EvilZone
Programming and Scripting => Scripting Languages => : DeXtreme September 12, 2013, 08:37:06 PM
-
I wrote this script to bruteforce Md5 hashes utilizing multiple processes to lighten the load on each and the main process. It works very well for less than five letter words after which the memory of the main process sykrockets and is killed by the system. Can anyone tell me what i did wrong or even better what how to fix it? ;D ;D
p.s Alert me if you find any redundant code..Debugging was a bitch
#import need modules
from multiprocessing import Process,Queue,current_process
from itertools import product
import hashlib
#global variables
charset="abcdefghijklmnopqrstuvwxyz"
procnum=3
maxlength=11
word=[]
#Intializing the queue and a the list for spawned processes
stopq=Queue()
processes=[]
#main function for hashing and comparing
def crackthread(swords,q):
global hashx
for i in swords:
cword="".join(i)
if hashlib.md5(cword).hexdigest()==hashx:
print("Found:%s" %(cword))
q.put("found")
break
print current_process().name," ending"
#Generates and splits the list of possible permutations
def calc(length):
global processes
global stopq
global procnum
processes=[]
cwords=[]
cwords=product(charset,repeat=length)
cwords=list(cwords)
ports=int(len(cwords)/procnum)
z=0
for i in range(0,procnum):
try:
p=Process(target=crackthread,args=(cwords[z:z+ports],stopq))
print "Created",p.name
processes.append(p)
z=z+ports
except:
p=Process(target=crackthread,args=(cwords[z:-1],stopq))
processes.append(p)
break
hashx=raw_input("Hash:")
print "Working"
for i in range(1,maxlength):
if stopq.empty():
calc(i)
print "Starting"
for i in processes:
i.start()
print "Joining"
for i in processes:
i.join()
else:
break
for i in processes:
print "Ending"
i.terminate()
if stopq.empty():
print "Not Found"
-
Don't ever use threads in Python to speed up a task. It won't work because of the global interpreter lock, meaning you will always execute only one instruction at a time no matter how many threads there are. The only thing you gain from it is more stuff to calculate to handle the threading.

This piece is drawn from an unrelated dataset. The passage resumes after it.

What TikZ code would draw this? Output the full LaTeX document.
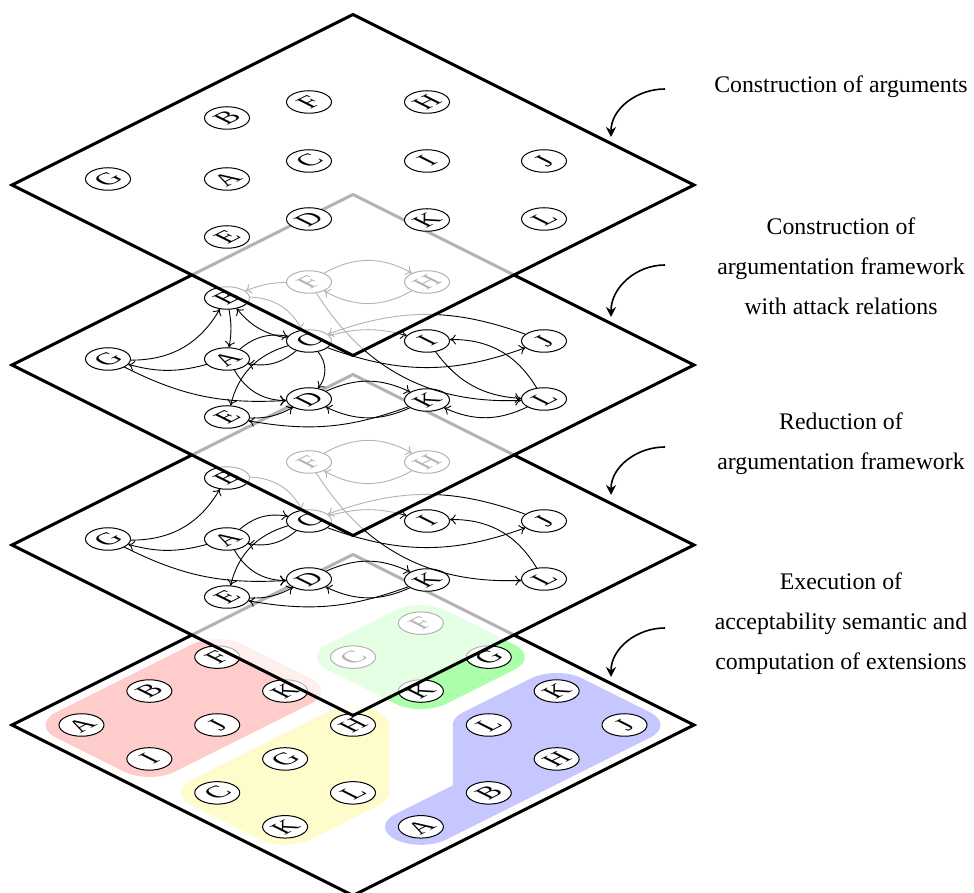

I don't know if this is the issue you are talking about, but I am reluctant to look at your code, because you need to remove the threading anyways which might solve the problem if it is related to the thread usage. Rewrite your code and if you still have the problem, write again.
-
I know threads are slow...That's why i spawned processes instead :/
-
Having weired deja vu with this thread.
-
Alright. Look at what you are doing here:
cwords=product(charset,repeat=length)
cwords=list(cwords)
product creates a generator, which is fine. But right after you turn it into a list, forcing it to calculate all of the words and holding them in memory at once. And these are a lot.
You can get the number of words by using some math knowledge about the size of the cartesian product instead of producing every word beforehand in order to count them.
--------------------------------------
Edit: I looked it up and yes, it seems processes are not affected by the GIL. Yet, you should still measure the time, because processes are more heavyweight and it might be that the gain of speed is not enough to make up for the computing you need to manage the processes.
-
Alright. Look at what you are doing here:
cwords=product(charset,repeat=length)
cwords=list(cwords)
product creates a generator, which is fine. But right after you turn it into a list, forcing it to calculate all of the words and holding them in memory at once. And these are a lot.
You can get the number of words by using some math knowledge about the size of the cartesian product instead of producing every word beforehand in order to count them.
--------------------------------------
Edit: I looked it up and yes, it seems processes are not affected by the GIL. Yet, you should still measure the time, because processes are more heavyweight and it might be that the gain of speed is not enough to make up for the computing you need to manage the processes.
Yeah thanks..i realised that too.however i'm stumped on how to make the generator available to each process.